The other day, I saw that the tawa earlier busy frying parathas now idle, the heap of chicken drumstick and chilli chicken displayed outside now noticeably shrunk and just a handful of customers sitting at a popular street eatery on Arabinda Sarani at Karbagan which I’ve always found crowded. A few feet away, the biryani handis which I always used to find open for filling boxes now covered and the staff waiting for customers in two popular roadside biryani shops. This is a representative picture of the city. Biswanath Ghorui aka Mangsho Bishu, the arrested carcass meat kingpin, has scared the daylights out of Kolkatans.
Kolkata would like to look away from such a sight now |
Egg roll in snacking and dim-bhaat/ machh-bhaat or khichudi in working class lunch are suddenly seeing an Uber-like surge in demand, beating their respective eternal rivals- chicken roll, chicken-bhaat and fried rice-chilli chicken combo hands down. A sizable population is now preferring egg, fish and prawn (those who can afford) over chicken and mutton even if it is a compromise with the palate. The trust is shaken and customers aren’t taking chances.
Restaurants and eateries are seeing an unprecedented free fall in orders for chicken and mutton dishes and a relatively higher demand in prawn and fish options. As a natural reaction, restaurateurs are now desperate to prove the freshness of their meat and poultry and some of them are even putting up their suppliers’ names and phone numbers on display subjecting them for public enquiry and inspection to earn back customer trust. I read that small restaurant owners from Hatibagan who shop for their chicken and meat themselves and are demanding that chicken and goats be cut before their eyes as a condition to buy.
A huge food group on Facebook is now seeing posts of mostly home-cooked dishes whereas till recently the feed used to be balanced by posts of dining out- predominantly chicken and meat dishes besides fish. I assume paneer jokes circulated by hardcore non-veg Bengalis (Like ‘paneer biryani’ is a joke by itself) are dipping now.

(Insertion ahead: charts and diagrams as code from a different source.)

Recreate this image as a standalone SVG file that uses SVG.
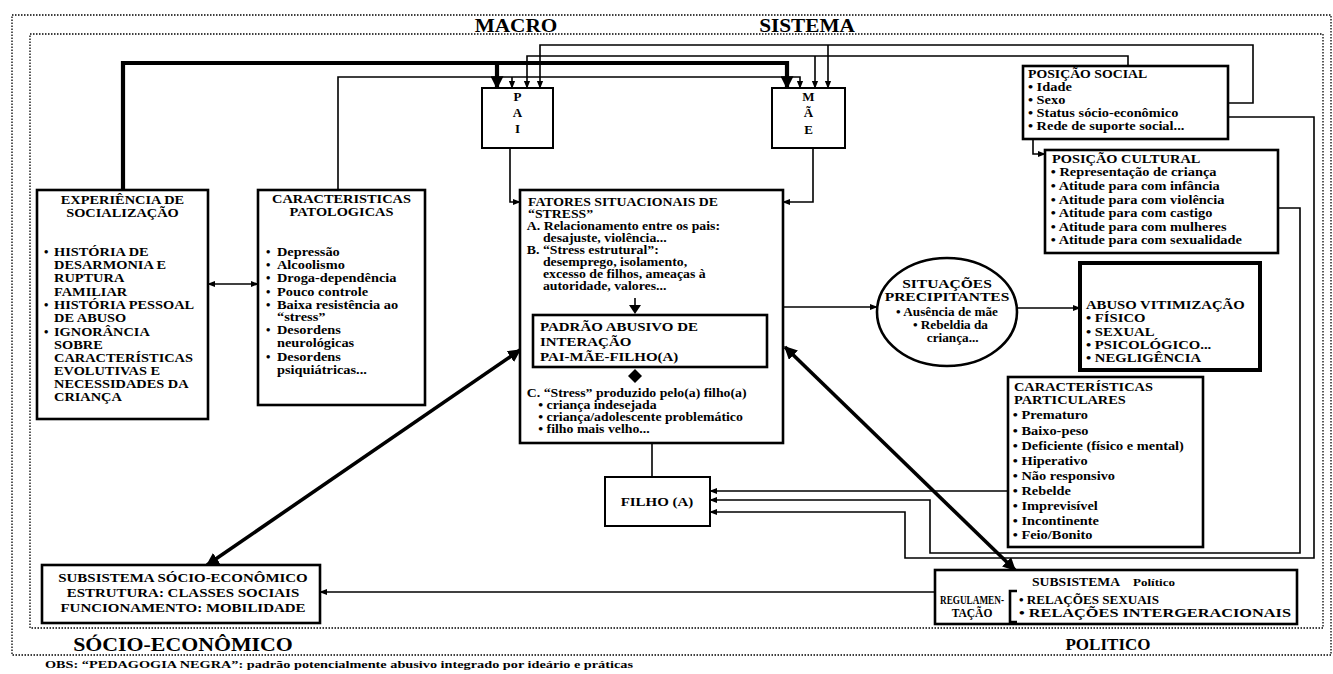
<svg xmlns="http://www.w3.org/2000/svg" width="1333" height="674" viewBox="0 0 1333 674">
<style>
.frame{fill:none;stroke:#000;stroke-width:1.3;stroke-dasharray:1.5 1.5}
.box{fill:#fff;stroke:#000;stroke-width:2.6}
.boxh{fill:#fff;stroke:#000;stroke-width:4}
.boxt{fill:#fff;stroke:#000;stroke-width:2}
.ln{fill:none;stroke:#000;stroke-width:1.6}
.thk{fill:none;stroke:#000;stroke-width:4.2}
.dg{fill:none;stroke:#000;stroke-width:3.6}
text{font-family:"Liberation Serif","Times New Roman",serif;font-weight:bold;font-size:12.5px;fill:#000}
.c{text-anchor:middle}
.s12{font-size:12px}
.s13{font-size:13px}
.big{font-size:18.5px}
</style>
<defs>
<marker id="a" viewBox="0 0 10 10" refX="9" refY="5" markerWidth="8" markerHeight="8" markerUnits="userSpaceOnUse" orient="auto-start-reverse"><path d="M0,1 L10,5 L0,9 z"/></marker>
<marker id="b" viewBox="0 0 10 10" refX="9" refY="5" markerWidth="13" markerHeight="13" markerUnits="userSpaceOnUse" orient="auto-start-reverse"><path d="M0,0 L10,5 L0,10 z"/></marker>
</defs>
<rect width="1333" height="674" fill="#fff"/>

<g id="frames">
<rect class="frame" x="12" y="15" width="1319" height="640"/>
<rect class="frame" x="30" y="34" width="1293" height="594"/>
</g>

<g id="labels">
<text class="c big" x="516" y="32" transform="matrix(1.15 0 0 1 -77.4 0)">MACRO</text>
<text class="c big" x="807" y="32" transform="matrix(1.15 0 0 1 -121.05 0)">SISTEMA</text>
<text class="c" x="183" y="651" style="font-size:19px" transform="matrix(1.15 0 0 1 -27.45 0)">SÓCIO-ECONÔMICO</text>
<text class="c" x="1108" y="650" style="font-size:17px">POLITICO</text>
<text x="45" y="668" style="font-size:10.5px" textLength="588" lengthAdjust="spacingAndGlyphs">OBS: “PEDAGOGIA NEGRA”: padrão potencialmente abusivo integrado por ideário e práticas</text>
</g>

<g id="connectors">
<path class="thk" d="M123,190 V63 H787 V88" marker-end="url(#b)"/>
<path class="thk" d="M497,63 V88" marker-end="url(#b)"/>
<path class="ln" d="M338,190 V77 H800 V88" marker-end="url(#a)"/>
<path class="ln" d="M512,77 V88" marker-end="url(#a)"/>
<path class="ln" d="M1128,66 V56 H527 V88" marker-end="url(#a)"/>
<path class="ln" d="M815,56 V88" marker-end="url(#a)"/>
<path class="ln" d="M1228,103 H1253 V45 H540 V88" marker-end="url(#a)"/>
<path class="ln" d="M828,45 V88" marker-end="url(#a)"/>
<path class="ln" d="M1228,117 H1314 V558 H905 V512 H710" marker-end="url(#a)"/>
<path class="ln" d="M1278,208 H1300 V553 H930 V500 H710" marker-end="url(#a)"/>
<path class="ln" d="M1008,491 H710" marker-end="url(#a)"/>
<path class="ln" d="M1033,139 V154 H1045" marker-end="url(#a)"/>
<path class="ln" d="M510,148 V202 H520" marker-end="url(#a)"/>
<path class="ln" d="M813,148 V202 H783" marker-end="url(#a)"/>
<path class="ln" d="M208,284 H258" marker-start="url(#a)" marker-end="url(#a)"/>
<path class="ln" d="M783,307 H877" marker-end="url(#a)"/>
<path class="ln" d="M1017,308 H1080" marker-end="url(#a)"/>
<path class="dg" d="M520,350 L207,565" marker-start="url(#b)" marker-end="url(#b)"/>
<path class="dg" d="M785,347 L1015,570" marker-start="url(#b)" marker-end="url(#b)"/>
<path class="ln" d="M652,443 V477"/>
<path class="ln" d="M935,592 H320" marker-end="url(#a)"/>
</g>

<g id="experiencia">
<rect class="box" x="37" y="190" width="171" height="229"/>
<g transform="matrix(1.15 0 0 1 -18.375 0)">
<text class="c" x="122.5" y="204">EXPERIÊNCIA DE</text>
<text class="c" x="122.5" y="217">SOCIALIZAÇÃO</text>
</g>
<text x="44" y="256">•</text><text x="44" y="309">•</text><text x="44" y="336">•</text>
<g transform="matrix(1.15 0 0 1 -8.1 0)">
<text x="54" y="256">HISTÓRIA DE</text>
<text x="54" y="269">DESARMONIA E</text>
<text x="54" y="282">RUPTURA</text>
<text x="54" y="296">FAMILIAR</text>
<text x="54" y="309">HISTÓRIA PESSOAL</text>
<text x="54" y="322">DE ABUSO</text>
<text x="54" y="336">IGNORÂNCIA</text>
<text x="54" y="349">SOBRE</text>
<text x="54" y="362">CARACTERÍSTICAS</text>
<text x="54" y="375">EVOLUTIVAS E</text>
<text x="54" y="388">NECESSIDADES DA</text>
<text x="54" y="401">CRIANÇA</text>
</g>
</g>

<g id="patologicas">
<rect class="box" x="258" y="190" width="167" height="215"/>
<g transform="matrix(1.15 0 0 1 -51.225 0)">
<text class="c" x="341.5" y="203">CARACTERISTICAS</text>
<text class="c" x="341.5" y="216">PATOLOGICAS</text>
</g>
<text x="266" y="256">•</text><text x="266" y="269">•</text><text x="266" y="282">•</text><text x="266" y="296">•</text><text x="266" y="309">•</text><text x="266" y="334">•</text><text x="266" y="361">•</text>
<g transform="matrix(1.15 0 0 1 -41.55 0)">
<text x="277" y="256">Depressão</text>
<text x="277" y="269">Alcoolismo</text>
<text x="277" y="282">Droga-dependência</text>
<text x="277" y="296">Pouco controle</text>
<text x="277" y="309">Baixa resistência ao</text>
<text x="277" y="321">“stress”</text>
<text x="277" y="334">Desordens</text>
<text x="277" y="347">neurológicas</text>
<text x="277" y="361">Desordens</text>
<text x="277" y="374">psiquiátricas...</text>
</g>
</g>

<g id="pai">
<rect class="boxt" x="482" y="88" width="71" height="60"/>
<text class="c s13" x="517.5" y="101">P</text>
<text class="c s13" x="517.5" y="117">A</text>
<text class="c s13" x="517.5" y="133">I</text>
</g>

<g id="mae">
<rect class="boxt" x="772" y="88" width="73" height="60"/>
<text class="c s13" x="808.5" y="101">M</text>
<text class="c s13" x="808.5" y="117">Ã</text>
<text class="c s13" x="808.5" y="134">E</text>
</g>

<g id="fatores">
<rect class="box" x="520" y="190" width="263" height="253"/>
<g transform="matrix(1.15 0 0 1 -79.2 0)">
<text class="s12" x="528" y="206">FATORES SITUACIONAIS DE</text>
<text class="s12" x="528" y="218">“STRESS”</text>
<text class="s12" x="527" y="230">A. Relacionamento entre os pais:</text>
<text class="s12" x="541" y="242">desajuste, violência...</text>
<text class="s12" x="527" y="254">B. “Stress estrutural”:</text>
<text class="s12" x="541" y="266">desemprego, isolamento,</text>
<text class="s12" x="541" y="278">excesso de filhos, ameaças à</text>
<text class="s12" x="541" y="290">autoridade, valores...</text>
<text class="s12" x="527" y="397">C. “Stress” produzido pelo(a) filho(a)</text>
<text class="s12" x="537" y="409">• criança indesejada</text>
<text class="s12" x="537" y="421">• criança/adolescente problemático</text>
<text class="s12" x="537" y="433">• filho mais velho...</text>
</g>
<path class="ln" d="M635,298 V305"/>
<polygon points="629,305 641,305 635,314"/>
<polygon points="635,369 642,376 635,383 628,376"/>
</g>

<g id="padrao">
<rect class="box" x="533" y="315" width="234" height="52"/>
<g transform="matrix(1.15 0 0 1 -81 0)">
<text class="s13" x="540" y="331">PADRÃO ABUSIVO DE</text>
<text class="s13" x="540" y="346">INTERAÇÃO</text>
<text class="s13" x="540" y="361">PAI-MÃE-FILHO(A)</text>
</g>
</g>

<g id="filho">
<rect class="boxt" x="605" y="477" width="105" height="49"/>
<text class="c s13" x="657" y="506" transform="matrix(1.15 0 0 1 -98.55 0)">FILHO (A)</text>
</g>

<g id="situacoes">
<ellipse cx="947" cy="312" rx="70" ry="54" fill="#fff" stroke="#000" stroke-width="2.6"/>
<g transform="matrix(1.15 0 0 1 -142.05 0)">
<text class="c" x="947" y="288" style="font-size:13.5px">SITUAÇÕES</text>
<text class="c" x="947" y="301" style="font-size:13.5px">PRECIPITANTES</text>
<text class="c" x="947" y="316" style="font-size:11.5px">• Ausência de mãe</text>
<text class="c" x="950" y="329" style="font-size:11.5px">• Rebeldia da</text>
<text class="c" x="952" y="342" style="font-size:11.5px">criança...</text>
</g>
</g>

<g id="abuso">
<rect class="boxh" x="1080" y="263" width="180" height="107"/>
<g transform="matrix(1.15 0 0 1 -162.9 0)">
<text x="1086" y="309" style="font-size:12.8px">ABUSO VITIMIZAÇÃO</text>
<text x="1086" y="322" style="font-size:12.8px">• FÍSICO</text>
<text x="1086" y="336" style="font-size:12.8px">• SEXUAL</text>
<text x="1086" y="349" style="font-size:12.8px">• PSICOLÓGICO...</text>
<text x="1086" y="362" style="font-size:12.8px">• NEGLIGÊNCIA</text>
</g>
</g>

<g id="posicao-social">
<rect class="box" x="1023" y="66" width="205" height="73"/>
<g transform="matrix(1.15 0 0 1 -154.2 0)">
<text class="s12" x="1028" y="78">POSIÇÃO SOCIAL</text>
<text x="1028" y="91">• Idade</text>
<text x="1028" y="104">• Sexo</text>
<text x="1028" y="117">• Status sócio-econômico</text>
<text x="1028" y="130">• Rede de suporte social...</text>
</g>
</g>

<g id="posicao-cultural">
<rect class="box" x="1045" y="150" width="233" height="103"/>
<g transform="matrix(1.15 0 0 1 -157.8 0)">
<text x="1052" y="163">POSIÇÃO CULTURAL</text>
<text x="1051" y="176">• Representação de criança</text>
<text x="1051" y="190">• Atitude para com infância</text>
<text x="1051" y="204">• Atitude para com violência</text>
<text x="1051" y="217">• Atitude para com castigo</text>
<text x="1051" y="231">• Atitude para com mulheres</text>
<text x="1051" y="244">• Atitude para com sexualidade</text>
</g>
</g>

<g id="caracteristicas-particulares">
<rect class="box" x="1008" y="377" width="195" height="170"/>
<g transform="matrix(1.15 0 0 1 -152.1 0)">
<text x="1014" y="391">CARACTERÍSTICAS</text>
<text x="1014" y="404">PARTICULARES</text>
<text x="1013" y="419">• Prematuro</text>
<text x="1013" y="435">• Baixo-peso</text>
<text x="1013" y="450">• Deficiente (físico e mental)</text>
<text x="1013" y="465">• Hiperativo</text>
<text x="1013" y="480">• Não responsivo</text>
<text x="1013" y="495">• Rebelde</text>
<text x="1013" y="510">• Imprevisível</text>
<text x="1013" y="525">• Incontinente</text>
<text x="1013" y="539">• Feio/Bonito</text>
</g>
</g>

<g id="subsistema-socioeconomico">
<rect class="box" x="42" y="565" width="278" height="58"/>
<g transform="matrix(1.15 0 0 1 -27.45 0)">
<text class="c s13" x="183" y="582">SUBSISTEMA SÓCIO-ECONÔMICO</text>
<text class="c s13" x="183" y="597">ESTRUTURA: CLASSES SOCIAIS</text>
<text class="c s13" x="183" y="612">FUNCIONAMENTO: MOBILIDADE</text>
</g>
</g>

<g id="subsistema-politico">
<rect class="box" x="935" y="570" width="362" height="54"/>
<text x="1032" y="586" style="font-size:12px" textLength="88" lengthAdjust="spacingAndGlyphs">SUBSISTEMA</text>
<text x="1133" y="586" style="font-size:11px" textLength="42" lengthAdjust="spacingAndGlyphs">Político</text>
<text x="940" y="604" style="font-size:11.5px" textLength="64" lengthAdjust="spacingAndGlyphs">REGULAMEN-</text>
<text class="c" x="972" y="617" style="font-size:11.5px">TAÇÃO</text>
<path d="M1017,591 H1010 V622 H1017" fill="none" stroke="#000" stroke-width="2.6"/>
<text x="1019" y="604" style="font-size:11.5px" textLength="140" lengthAdjust="spacingAndGlyphs">• RELAÇÕES SEXUAIS</text>
<text x="1019" y="617" style="font-size:11.5px" textLength="272" lengthAdjust="spacingAndGlyphs">• RELAÇÕES INTERGERACIONAIS</text>
</g>
</svg>
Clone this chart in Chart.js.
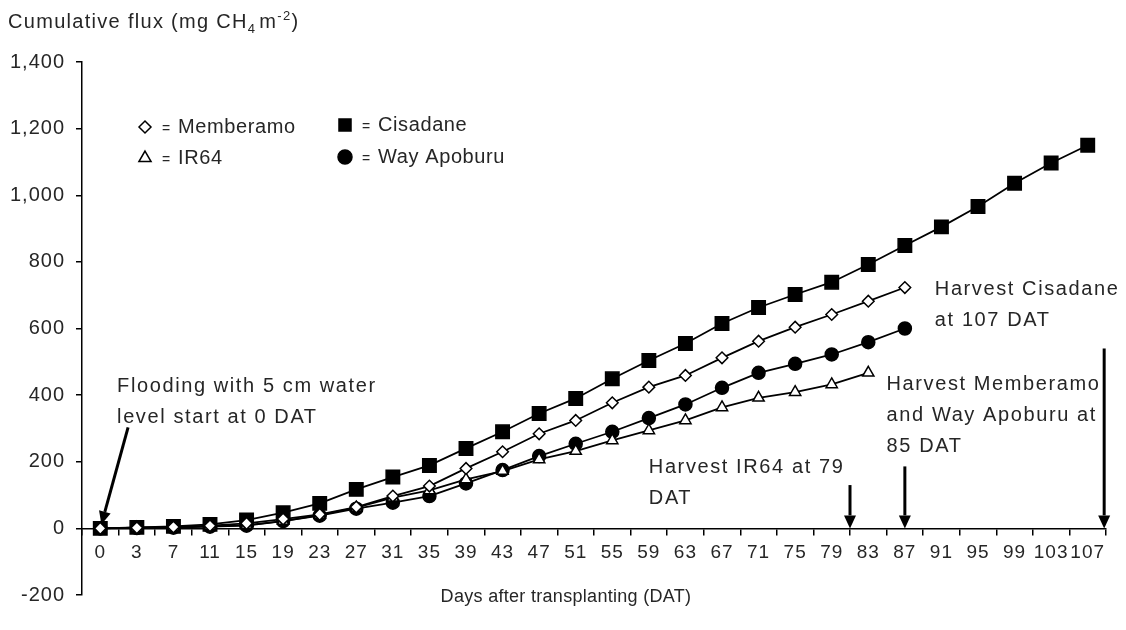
<!DOCTYPE html>
<html>
<head>
<meta charset="utf-8">
<script src="https://cdn.jsdelivr.net/npm/chart.js@4.4.0/dist/chart.umd.min.js"></script>
<style>
  html, body { margin: 0; padding: 0; background: #fff; }
  #wrap { width: 1126px; height: 630px; }
</style>
</head>
<body>
<div id="wrap"><canvas id="grafico" width="1126" height="630"></canvas></div>
<script>
// dias despues del trasplante (DAT), eje x por categorias
var dias = ['0', '3', '7', '11', '15', '19', '23', '27', '31', '35', '39', '43', '47', '51',
            '55', '59', '63', '67', '71', '75', '79', '83', '87', '91', '95', '99', '103', '107'];

// flujo acumulado (mg CH4 m-2)
var cisadane   = [0, 3, 6, 12, 25, 47, 75, 117, 154, 189, 240, 290, 345, 390,
                  449, 504, 555, 615, 663, 702, 739, 792, 849, 905, 966, 1036, 1097, 1150];
var memberamo  = [0, 2, 4, 8, 15, 28, 42, 64, 97, 127, 180, 230, 284, 324,
                  377, 424, 459, 512, 562, 604, 642, 682, 723];
var ir64       = [0, 2, 3, 6, 10, 22, 40, 62, 92, 114, 147, 172, 207, 232,
                  264, 294, 324, 363, 392, 409, 432, 467];
var wayApoburu = [0, 1, 2, 5, 8, 22, 38, 59, 77, 97, 135, 175, 217, 254,
                  290, 331, 372, 422, 467, 494, 522, 559, 600];

var yMin = -200, yMax = 1400, yPaso = 200;

var fuente = 'Liberation Sans, Arial, sans-serif';
var gris = '#262626';

// textos de anotacion: [indice de categoria, valor y, lineas]
var notas = [
  [0.46, 426, ['Flooding with 5 cm water', 'level start at 0 DAT']],
  [15.0, 183, ['Harvest IR64 at 79', 'DAT']],
  [21.5, 432, ['Harvest Memberamo', 'and Way Apoburu at', '85 DAT']],
  [22.82, 717, ['Harvest Cisadane', 'at 107 DAT']]
];
// flechas: [indice inicio, valor inicio, indice punta, valor punta]
var flechas = [
  [0.76, 303, 0.03, 12],
  [20.5, 130, 20.5, 0],
  [22, 186, 22, 0],
  [27.45, 540, 27.45, 0]
];

var leyenda = [
  { texto: 'Memberamo', estilo: 'rectRot', r: 6, relleno: '#fff', x: 145, y: 127 },
  { texto: 'IR64', estilo: 'triangle', r: 7, relleno: '#fff', x: 145, y: 158 },
  { texto: 'Cisadane', estilo: 'rect', r: 8.5, relleno: '#000', x: 345, y: 125 },
  { texto: 'Way Apoburu', estilo: 'circle', r: 7, relleno: '#000', x: 345, y: 157 }
];

function dibujarFlecha(ctx, x0, y0, x1, y1) {
  var ang = Math.atan2(y1 - y0, x1 - x0);
  var largo = 13, ancho = 6;
  var bx = x1 - largo * Math.cos(ang), by = y1 - largo * Math.sin(ang);
  ctx.beginPath();
  ctx.moveTo(x0, y0);
  ctx.lineTo(bx, by);
  ctx.stroke();
  ctx.beginPath();
  ctx.moveTo(x1, y1);
  ctx.lineTo(bx + ancho * Math.sin(ang), by - ancho * Math.cos(ang));
  ctx.lineTo(bx - ancho * Math.sin(ang), by + ancho * Math.cos(ang));
  ctx.closePath();
  ctx.fill();
}

var extras = {
  id: 'extras',
  beforeDraw: function (chart) {
    // etiquetas de los ejes algo espaciadas, como en el original
    chart.ctx.letterSpacing = '1px';
  },
  afterDraw: function (chart) {
    var ctx = chart.ctx;
    var xs = chart.scales.x, ys = chart.scales.y;
    ctx.save();
    ctx.fillStyle = gris;
    ctx.textBaseline = 'middle';
    ctx.textAlign = 'left';

    // titulo del eje y con subindice y superindice
    var x = 8, y = 22;
    ctx.letterSpacing = '1.3px';
    ctx.font = '20px ' + fuente;
    ctx.fillText('Cumulative flux (mg CH', x, y);
    x += ctx.measureText('Cumulative flux (mg CH').width;
    ctx.font = '13px ' + fuente;
    ctx.fillText('4', x, y + 7);
    x += ctx.measureText('4').width + 3;
    ctx.font = '20px ' + fuente;
    ctx.fillText('m', x, y);
    x += ctx.measureText('m').width;
    ctx.font = '13px ' + fuente;
    ctx.fillText('-2', x, y - 6);
    x += ctx.measureText('-2').width;
    ctx.font = '20px ' + fuente;
    ctx.fillText(')', x, y);

    // titulo del eje x
    ctx.letterSpacing = '0.3px';
    ctx.font = '18px ' + fuente;
    ctx.textAlign = 'center';
    ctx.fillText('Days after transplanting (DAT)', 566, 597);

    // leyenda
    ctx.textAlign = 'left';
    ctx.letterSpacing = '0.6px';
    leyenda.forEach(function (it) {
      ctx.save();
      ctx.fillStyle = it.relleno;
      ctx.strokeStyle = '#000';
      ctx.lineWidth = 1.5;
      Chart.helpers.drawPoint(ctx, { pointStyle: it.estilo, radius: it.r, rotation: 0, borderWidth: 1.5 }, it.x, it.y);
      ctx.restore();
      ctx.font = '14px ' + fuente;
      ctx.fillText('=', it.x + 17, it.y + 2);
      ctx.font = '20px ' + fuente;
      ctx.fillText(it.texto, it.x + 33, it.y);
    });

    // notas
    ctx.letterSpacing = '1.6px';
    ctx.font = '20px ' + fuente;
    notas.forEach(function (n) {
      var px = xs.getPixelForValue(n[0]), py = ys.getPixelForValue(n[1]);
      n[2].forEach(function (linea, i) {
        ctx.fillText(linea, px, py + i * 31);
      });
    });

    // flechas
    ctx.strokeStyle = '#000';
    ctx.fillStyle = '#000';
    ctx.lineWidth = 3;
    flechas.forEach(function (f) {
      dibujarFlecha(ctx, xs.getPixelForValue(f[0]), ys.getPixelForValue(f[1]),
                    xs.getPixelForValue(f[2]), ys.getPixelForValue(f[3]));
    });
    ctx.restore();
    ctx.letterSpacing = '0px';
  }
};

function serie(nombre, datos, estilo, radio, relleno) {
  return {
    label: nombre,
    data: datos,
    borderColor: '#000',
    borderWidth: 1.8,
    pointStyle: estilo,
    pointRadius: radio,
    pointBackgroundColor: relleno,
    pointBorderColor: '#000',
    pointBorderWidth: 1.5,
    tension: 0,
    fill: false
  };
}

new Chart(document.getElementById('grafico'), {
  type: 'line',
  data: {
    labels: dias,
    datasets: [
      serie('Memberamo', memberamo, 'rectRot', 5.8, '#fff'),
      serie('IR64', ir64, 'triangle', 6.5, '#fff'),
      serie('Way Apoburu', wayApoburu, 'circle', 6.5, '#000'),
      serie('Cisadane', cisadane, 'rect', 9.5, '#000')
    ]
  },
  options: {
    responsive: false,
    animation: false,
    layout: { padding: { left: 0, top: 62, right: 20, bottom: 35 } },
    plugins: { legend: { display: false }, tooltip: { enabled: false } },
    scales: {
      x: {
        type: 'category',
        position: { y: 0 },
        offset: true,
        grid: { display: true, drawOnChartArea: false, drawTicks: true, tickLength: 6,
                color: '#000', lineWidth: 1.5, offset: true },
        border: { display: true, color: '#000', width: 1.5 },
        ticks: { color: gris, font: { family: fuente, size: 19 }, padding: 7,
                 maxRotation: 0, autoSkip: false },
        afterFit: function (s) { s.height = 0; }
      },
      y: {
        min: yMin,
        max: yMax,
        ticks: { stepSize: yPaso, color: gris, font: { family: fuente, size: 20 }, padding: 11 },
        grid: { display: true, drawOnChartArea: false, drawTicks: true, tickLength: 6,
                color: '#000', lineWidth: 1.5 },
        border: { display: true, color: '#000', width: 1.5 },
        afterFit: function (s) { s.width = 82; }
      }
    }
  },
  plugins: [extras]
});
</script>
</body>
</html>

This social boycott is being reflected in Bengali papers publishing recipes of versions of popular non-veg foods made with green jackfruit and green plantain because people are now even wary of buying raw chicken/ mutton that is already cut and insisting on getting it cut before their eyes. I am sure earlier hardcore non-vegetarian Bengalis would quip that Enchorer Kebab (Green Jackfruit Kebab) was an oxymoron but they are possibly mellowed enough not to react now though they may still be far from accepting those options.
Is it a passing phase for a largely non-vegetarian city that loves eating out like few other cities in the country, or will it change Kolkatans' food habit in the long term? Will the Bengali be back with a bang to his favourite chicken roll, mutton biryani and chilli chicken in this year’s Pujo? Time will tell. I will be curious to know. All that I feel is that this will clean up the food chain to some extent and improve people's judgement of food (Like anything that's cheap is not good to go for, because cheap indicates compromise).